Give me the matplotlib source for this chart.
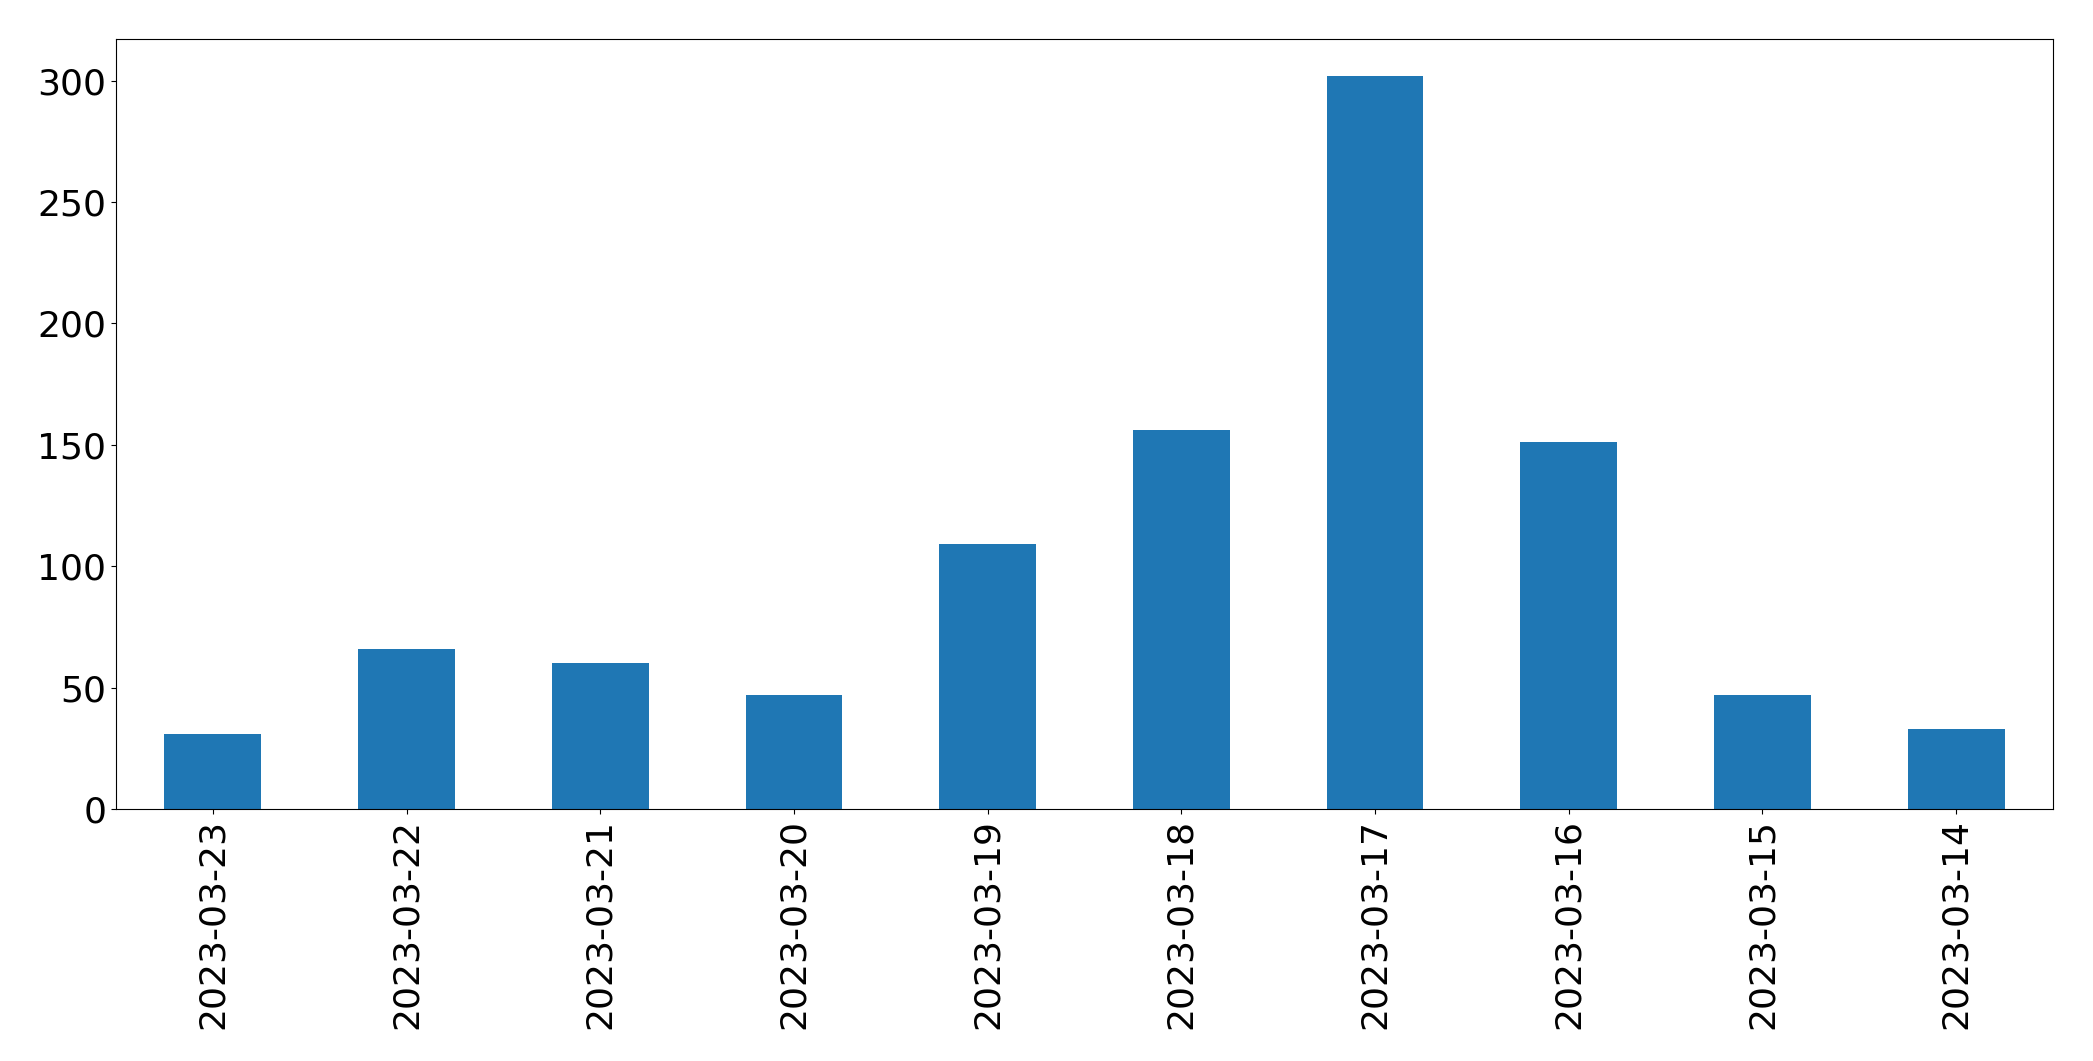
import matplotlib
matplotlib.use("Agg")
from matplotlib import pyplot as plt

# daily counts, newest first (as in the reference)
dates = ['2023-03-23', '2023-03-22', '2023-03-21', '2023-03-20', '2023-03-19',
         '2023-03-18', '2023-03-17', '2023-03-16', '2023-03-15', '2023-03-14']
counts = [31, 66, 60, 47, 109, 156, 302, 151, 47, 33]

fig = plt.figure(figsize=(20.93, 10.61), dpi=100)
ax = fig.add_axes([116/2093, 252/1061, 1937/2093, 770/1061])

x = range(len(dates))
ax.bar(x, counts, width=0.5, color='#1f77b4')
ax.set_xlim(-0.5, len(dates) - 0.5)
ax.set_xticks(list(x))
ax.set_xticklabels(dates, rotation=90)
ax.tick_params(labelsize=26)

fig.savefig('out.png', dpi=100)
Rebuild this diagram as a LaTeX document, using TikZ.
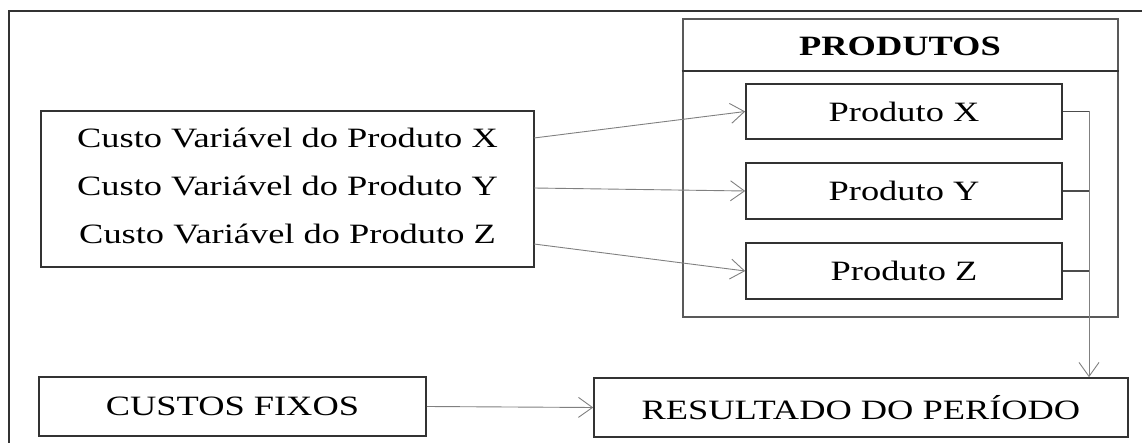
\documentclass[tikz,border=0pt]{standalone}
\usepackage{fontspec}
\setmainfont{Liberation Serif}[FakeStretch=1.3]
\usetikzlibrary{arrows.meta}
\tikzset{
  box/.style={draw=black!80, line width=1.6pt, minimum height=56pt, inner sep=0pt},
  link/.style={draw=black!50, line width=0.9pt, -{Straight Barb[length=14pt,width=20pt]}},
  wire/.style={draw=black!70, line width=1.2pt},
}

\begin{document}
\begin{tikzpicture}[x=1pt,y=-1pt,font=\fontsize{28}{34}\selectfont]
  \useasboundingbox (0,0) rectangle (1142,443);
  \draw[black!80, line width=2pt] (9,443) -- (9,11) -- (1142,11);

  \path
  (287.5,189) node[box, minimum width=493pt, minimum height=156pt](custos) {}
  (287.5,138) node(lx) {Custo Variável do Produto X}
  (287.5,186) node(ly) {Custo Variável do Produto Y}
  (287.5,234) node(lz) {Custo Variável do Produto Z}
  (900.5,168) node[box, draw=black!65, line width=2.6pt, minimum width=435pt, minimum height=298pt](produtos) {}
  (900,46) node(titulo) {\bfseries PRODUTOS}
  (904,111.5) node[box, minimum width=316pt, minimum height=55pt](px) {Produto X}
  (904,191) node[box, minimum width=316pt](py) {Produto Y}
  (904,271) node[box, minimum width=316pt](pz) {Produto Z}
  (232.5,406.5) node[box, minimum width=387pt, minimum height=59pt](fixos) {CUSTOS FIXOS}
  (861,407.5) node[box, minimum width=534pt, minimum height=59pt](resultado) {RESULTADO DO PERÍODO}
  ;

  \coordinate (sx) at (534,138);
  \coordinate (sy) at (534,188);
  \coordinate (sz) at (534,244);
  \coordinate (bus) at (1089,111.5);

  \draw[black!80, line width=1.6pt] (produtos.west |- 0,71) -- (produtos.east |- 0,71);

  \draw[link] (sx) -- (px.west);
  \draw[link] (sy) -- (py.west);
  \draw[link] (sz) -- (pz.west);

  \draw[wire] (px.east) -- (bus);
  \draw[wire] (py.east) -- (bus |- py.east);
  \draw[wire] (pz.east) -- (bus |- pz.east);
  \draw[link] (bus) -- (bus |- resultado.north);

  \draw[link] (fixos.east) -- (resultado.west);
\end{tikzpicture}
\end{document}
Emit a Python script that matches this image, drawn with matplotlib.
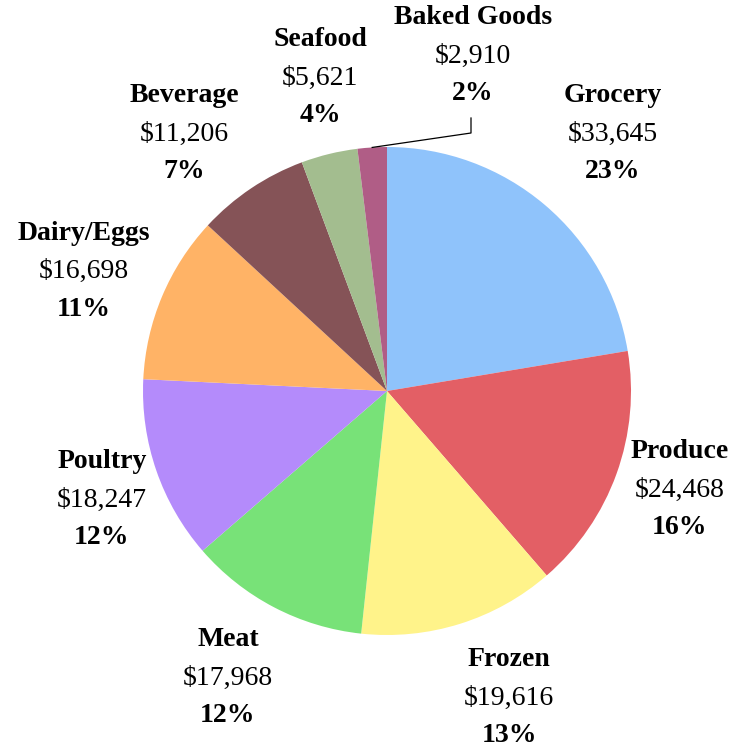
import numpy as np
import matplotlib
matplotlib.use("Agg")
import matplotlib.pyplot as plt

plt.rcParams['font.family'] = ['Liberation Serif', 'DejaVu Serif']

categories = ["Grocery", "Produce", "Frozen", "Meat", "Poultry",
              "Dairy/Eggs", "Beverage", "Seafood", "Baked Goods"]
sales = [33645, 24468, 19616, 17968, 18247, 16698, 11206, 5621, 2910]
pct_labels = ["23%", "16%", "13%", "12%", "12%", "11%", "7%", "4%", "2%"]

colors = ["#8fc3fb", "#e35f65", "#fff38a", "#78e278", "#b48bfb",
          "#ffb366", "#855357", "#a3bd8f", "#b05d86"]

# label block centres (pixel coords, y from top) - layout only
label_pos = {
    "Grocery": (613, 96), "Produce": (680, 452), "Frozen": (509, 660),
    "Meat": (228, 640), "Poultry": (102, 462), "Dairy/Eggs": (84, 233),
    "Beverage": (184, 96), "Seafood": (320, 40), "Baked Goods": (473, 18),
}

W, H = 740, 749
fig = plt.figure(figsize=(W / 100, H / 100), dpi=100)
ax = fig.add_axes([0, 0, 1, 1])

cx, cy, r = 387, H - 391, 244
wedges, _ = ax.pie(sales, colors=colors, startangle=90, counterclock=False,
                   center=(cx, cy), radius=r, frame=True,
                   wedgeprops=dict(linewidth=0))
ax.set_xlim(0, W)
ax.set_ylim(0, H)
ax.set_aspect("equal")
ax.axis("off")

fs = 20
gap = 38
for name, val, pct in zip(categories, sales, pct_labels):
    x, y = label_pos[name]
    y = H - y
    ax.text(x, y, name, ha="center", va="center", fontsize=fs, fontweight="bold")
    ax.text(x, y - gap, f"${val:,}", ha="center", va="center", fontsize=fs)
    ax.text(x, y - 2 * gap, pct, ha="center", va="center", fontsize=fs, fontweight="bold")

# leader line for the small Baked Goods slice
w = wedges[-1]
mid = np.deg2rad((w.theta1 + w.theta2) / 2)
ex, ey = cx + r * np.cos(mid), cy + r * np.sin(mid)
ax.plot([471, 471, ex], [H - 118, H - 133, ey], color="black", linewidth=0.9)

fig.savefig("out.png", dpi=100)
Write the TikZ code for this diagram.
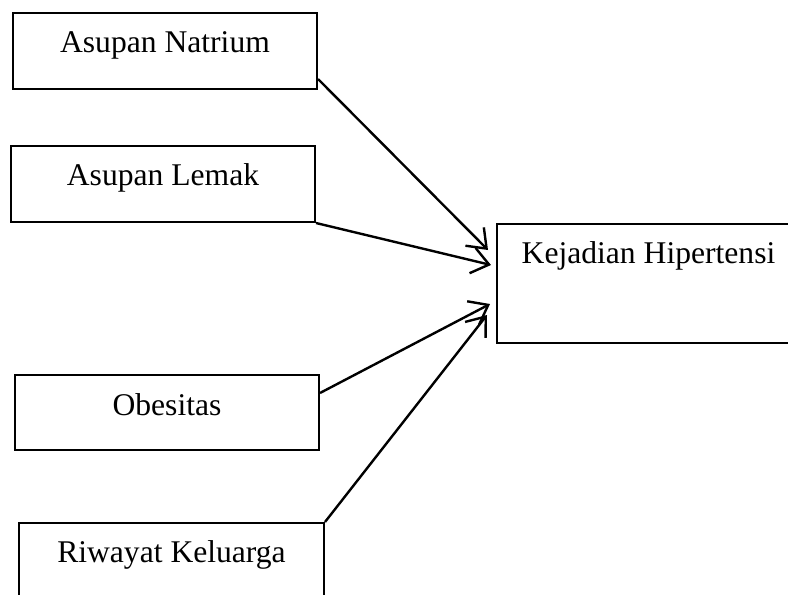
\documentclass[tikz,border=0pt]{standalone}
\usepackage{fontspec}
\setmainfont{Liberation Serif}
\usetikzlibrary{arrows.meta}
\begin{document}
\begin{tikzpicture}[x=1pt,y=-1pt,
  box/.style={draw=black,line width=2pt,rectangle,inner sep=0pt,anchor=north west},
  lbl/.style={anchor=base,inner sep=0pt,font=\fontsize{31.6}{38}\selectfont},
  conn/.style={line width=2.4pt,-{Straight Barb[length=17pt,width=26pt,line width=2.4pt]}}]
\useasboundingbox (0,0) rectangle (788,595);
\node[box,minimum width=304pt,minimum height=76pt] (nat) at (12,12) {};
\node[box,minimum width=304pt,minimum height=76pt] (lem) at (10,145) {};
\node[box,minimum width=303pt,minimum height=119pt] (kej) at (496,223) {};
\node[box,minimum width=304pt,minimum height=75pt] (obe) at (14,374) {};
\node[box,minimum width=305pt,minimum height=80pt] (riw) at (18,522) {};
\node[lbl] (tnat) at ([yshift=-40pt]nat.north) {Asupan Natrium};
\node[lbl] (tlem) at ([yshift=-40pt]lem.north) {Asupan Lemak};
\node[lbl] (tkej) at ([yshift=-40pt]kej.north) {Kejadian Hipertensi};
\node[lbl] (tobe) at ([yshift=-41pt]obe.north) {Obesitas};
\node[lbl] (triw) at ([yshift=-40pt]riw.north) {Riwayat Keluarga};
\draw[conn] ([yshift=11pt]nat.south east) -- ([xshift=-8pt,yshift=-27pt]kej.north west);
\draw[conn] (lem.south east) -- ([xshift=-5pt,yshift=-42pt]kej.north west);
\draw[conn] ([yshift=-19pt]obe.north east) -- ([xshift=-6pt,yshift=-81pt]kej.north west);
\draw[conn] (riw.north east) -- ([xshift=-9pt,yshift=-92pt]kej.north west);
\end{tikzpicture}
\end{document}
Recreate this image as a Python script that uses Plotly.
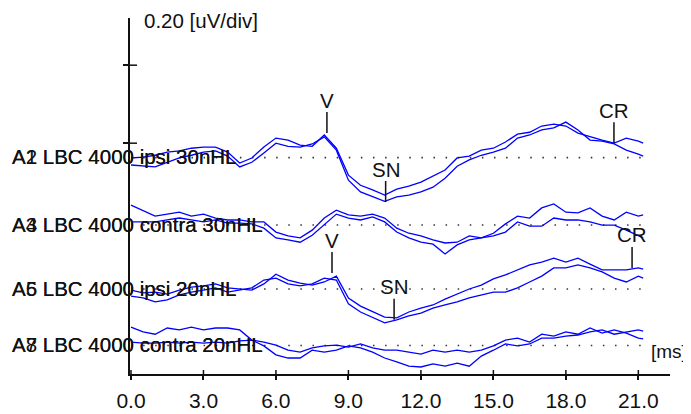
import plotly.graph_objects as go

# time axis (ms)
time_ms = [0.0, 0.5, 1.0, 1.5, 2.0, 2.5, 3.0, 3.5, 4.0, 4.5,
           5.0, 5.5, 6.0, 6.5, 7.0, 7.5, 8.0, 8.5, 9.0, 9.5,
           10.0, 10.5, 11.0, 11.5, 12.0, 12.5, 13.0, 13.5, 14.0, 14.5,
           15.0, 15.5, 16.0, 16.5, 17.0, 17.5, 18.0, 18.5, 19.0, 19.5,
           20.0, 20.5, 21.0, 21.2]

# amplitudes (uV) relative to each channel baseline
ch1_a = [-0.001, 0.001, 0.006, 0.014, 0.017, 0.024, 0.027, 0.027, 0.014, -0.014,
         -0.001, 0.027, 0.050, 0.045, 0.032, 0.029, 0.058, 0.024, -0.045, -0.071,
         -0.083, -0.096, -0.081, -0.073, -0.063, -0.047, -0.032, -0.001, 0.004, 0.019,
         0.024, 0.040, 0.060, 0.065, 0.081, 0.086, 0.081, 0.063, 0.053, 0.045,
         0.037, 0.050, 0.042, 0.037]
ch1_b = [-0.019, -0.022, -0.024, -0.012, -0.001, 0.006, 0.014, 0.017, 0.004, -0.024,
         -0.012, 0.012, 0.037, 0.029, 0.027, 0.035, 0.053, 0.019, -0.058, -0.088,
         -0.101, -0.112, -0.101, -0.096, -0.088, -0.076, -0.053, -0.022, -0.006, 0.006,
         0.014, 0.024, 0.050, 0.058, 0.071, 0.076, 0.091, 0.071, 0.045, 0.042,
         0.035, 0.019, 0.009, 0.004]
ch2_a = [0.051, 0.038, 0.023, 0.028, 0.033, 0.023, 0.028, 0.018, 0.013, 0.013,
         0.008, 0.008, -0.018, -0.028, -0.033, -0.013, 0.018, 0.038, 0.026, 0.023,
         0.028, 0.018, -0.008, -0.021, -0.028, -0.038, -0.046, -0.044, -0.028, -0.033,
         -0.021, 0.003, 0.023, 0.018, 0.044, 0.054, 0.033, 0.031, 0.044, 0.023,
         0.013, 0.033, 0.023, 0.026]
ch2_b = [0.008, 0.008, 0.008, 0.013, 0.018, 0.013, 0.008, 0.013, 0.005, 0.005,
         0.003, -0.008, -0.033, -0.038, -0.044, -0.026, 0.0, 0.028, 0.018, 0.013,
         0.021, 0.008, -0.018, -0.033, -0.044, -0.049, -0.074, -0.051, -0.038, -0.033,
         -0.028, -0.018, 0.008, -0.003, -0.003, 0.018, 0.013, 0.013, 0.008, 0.0,
         0.0, -0.013, -0.028, -0.033]
ch3_a = [-0.003, -0.010, -0.008, -0.013, -0.003, 0.005, 0.008, 0.013, 0.003, 0.0,
         -0.003, 0.013, 0.038, 0.023, 0.015, 0.010, 0.018, 0.033, -0.023, -0.044,
         -0.059, -0.072, -0.074, -0.059, -0.049, -0.041, -0.026, -0.013, 0.0, 0.010,
         0.026, 0.036, 0.049, 0.062, 0.069, 0.079, 0.069, 0.079, 0.064, 0.049,
         0.049, 0.049, 0.054, 0.051]
ch3_b = [-0.018, -0.023, -0.033, -0.028, -0.015, -0.008, -0.003, 0.003, -0.008, -0.003,
         0.003, 0.023, 0.028, 0.013, 0.008, 0.013, 0.028, 0.023, -0.038, -0.059,
         -0.074, -0.087, -0.079, -0.069, -0.062, -0.049, -0.041, -0.033, -0.023, -0.015,
         -0.008, -0.008, 0.003, 0.018, 0.033, 0.054, 0.054, 0.062, 0.054, 0.044,
         0.028, 0.018, 0.033, 0.028]
ch4_a = [0.047, 0.035, 0.029, 0.045, 0.040, 0.047, 0.040, 0.045, 0.045, 0.040,
         0.014, 0.009, 0.001, -0.012, -0.017, -0.006, -0.001, 0.001, -0.004, 0.004,
         -0.006, -0.012, -0.012, -0.017, -0.022, -0.012, -0.017, -0.012, -0.017, -0.012,
         -0.001, 0.014, 0.019, 0.009, 0.029, 0.024, 0.035, 0.029, 0.045, 0.032,
         0.040, 0.032, 0.019, 0.017]
ch4_b = [0.009, 0.006, 0.006, 0.009, 0.006, 0.009, 0.006, 0.009, 0.006, 0.012,
         0.014, -0.001, -0.024, -0.032, -0.032, -0.012, -0.017, -0.012, -0.001, -0.006,
         -0.017, -0.032, -0.042, -0.053, -0.055, -0.047, -0.053, -0.045, -0.053, -0.027,
         -0.012, 0.004, -0.001, 0.004, 0.019, 0.019, 0.024, 0.027, 0.035, 0.040,
         0.029, 0.035, 0.040, 0.037]

curves_a = [ch1_a, ch2_a, ch3_a, ch4_a]
curves_b = [ch1_b, ch2_b, ch3_b, ch4_b]

labels_a = ["A1 LBC 4000 ipsi 30nHL", "A3 LBC 4000 contra 30nHL",
            "A5 LBC 4000 ipsi 20nHL", "A7 LBC 4000 contra 20nHL"]
labels_b = ["A2 LBC 4000 ipsi 30nHL", "A4 LBC 4000 contra 30nHL",
            "A6 LBC 4000 ipsi 20nHL", "A8 LBC 4000 contra 20nHL"]

# baseline of each channel on the display (uV above the time axis)
channel_offsets = [0.555, 0.382, 0.218, 0.073]

# peak markers
peak_names = ["V", "SN", "CR", "V", "SN", "CR"]
peak_channel = [0, 0, 0, 2, 2, 2]
peak_ms = [8.11, 10.54, 19.99, 8.32, 10.89, 20.74]
peak_uV = [0.063, -0.114, 0.037, 0.041, -0.079, 0.054]

x_ticks = [0, 3, 6, 9, 12, 15, 18, 21]
x_ticktext = ["0.0", "3.0", "6.0", "9.0", "12.0", "15.0", "18.0", "21.0"]
y_ticks = [0.592, 0.792]

FONT = "Liberation Sans, Arial, sans-serif"
BLUE = "#0000ff"
INK = "#111111"

fig = go.Figure()

for i, off in enumerate(channel_offsets):
    fig.add_trace(go.Scatter(
        x=[time_ms[0], time_ms[-1]], y=[off, off], mode="lines",
        line=dict(color="#333333", width=1.6, dash="1.5px,10.6px"),
        hoverinfo="skip", showlegend=False))
    for curve in (curves_a[i], curves_b[i]):
        fig.add_trace(go.Scatter(
            x=time_ms, y=[off + v for v in curve], mode="lines",
            line=dict(color=BLUE, width=1.3), showlegend=False))

annotations = []
for i, off in enumerate(channel_offsets):
    for lab in (labels_a[i], labels_b[i]):
        annotations.append(dict(
            x=-0.2222, xref="paper", y=off, yref="y", text=lab,
            xanchor="left", yanchor="middle", showarrow=False, yshift=1,
            font=dict(family=FONT, size=20.5, color=INK)))

for name, ch, t, amp in zip(peak_names, peak_channel, peak_ms, peak_uV):
    annotations.append(dict(
        x=t, y=channel_offsets[ch] + amp, xref="x", yref="y", text=name,
        showarrow=True, arrowhead=0, arrowwidth=1.5, arrowcolor=INK,
        ax=0, ay=-33, borderpad=0,
        font=dict(family=FONT, size=20.5, color=INK)))

annotations.append(dict(
    x=0.0222, xref="paper", y=1, yref="paper", text="0.20 [uV/div]",
    xanchor="left", yanchor="middle", yshift=-2, showarrow=False,
    font=dict(family=FONT, size=20.5, color=INK)))
annotations.append(dict(
    x=0.962, xref="paper", y=0.0646, yref="paper", text="[ms]",
    xanchor="left", yanchor="middle", showarrow=False,
    font=dict(family=FONT, size=19, color=INK)))

# inner halves of the tick marks (ticks cross the axis lines)
shapes = []
for tv in x_ticks:
    shapes.append(dict(type="line", xref="x", x0=tv, x1=tv,
                       yref="y", ysizemode="pixel", yanchor=0, y0=0, y1=4,
                       line=dict(color=INK, width=1.5)))
for tv in y_ticks:
    shapes.append(dict(type="line", yref="y", y0=tv, y1=tv,
                       xref="x", xsizemode="pixel", xanchor=-0.041, x0=0, x1=7,
                       line=dict(color=INK, width=1.5)))

xr = [-0.041, 22.31]
yr = [0, 0.913]

# the page body adds an 8px margin, so the figure is 8px smaller than the window
fig.update_layout(
    width=683, height=406,
    margin=dict(l=122, r=21, t=10, b=40, autoexpand=False),
    paper_bgcolor="white", plot_bgcolor="white",
    showlegend=False,
    annotations=annotations,
    shapes=shapes,
    xaxis=dict(range=xr, tickvals=x_ticks, ticktext=x_ticktext,
               ticks="outside", ticklen=4, tickwidth=1.5, tickcolor=INK,
               showline=True, linecolor=INK, linewidth=1.5,
               showgrid=False, zeroline=False, ticklabelstandoff=3,
               automargin=False,
               tickfont=dict(family=FONT, size=21, color=INK)),
    yaxis=dict(range=yr, tickvals=y_ticks, ticks="outside", ticklen=5,
               tickwidth=1.5, tickcolor=INK, showticklabels=False,
               showline=True, linecolor=INK, linewidth=1.5,
               showgrid=False, zeroline=False, automargin=False),
)

fig.write_html("out.html")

* _STATED TASK_:
Repeat, with no pictures, each line from the beginning of the data through the line containing "ax = fig.add_axes([116/2093, 252/1061, 1937/2093, 770/1061])", inclusive.

* _ANSWER TO THIS PROBLEM_:
Give me the matplotlib source for this chart.
import matplotlib
matplotlib.use("Agg")
from matplotlib import pyplot as plt

# daily counts, newest first (as in the reference)
dates = ['2023-03-23', '2023-03-22', '2023-03-21', '2023-03-20', '2023-03-19',
         '2023-03-18', '2023-03-17', '2023-03-16', '2023-03-15', '2023-03-14']
counts = [31, 66, 60, 47, 109, 156, 302, 151, 47, 33]

fig = plt.figure(figsize=(20.93, 10.61), dpi=100)
ax = fig.add_axes([116/2093, 252/1061, 1937/2093, 770/1061])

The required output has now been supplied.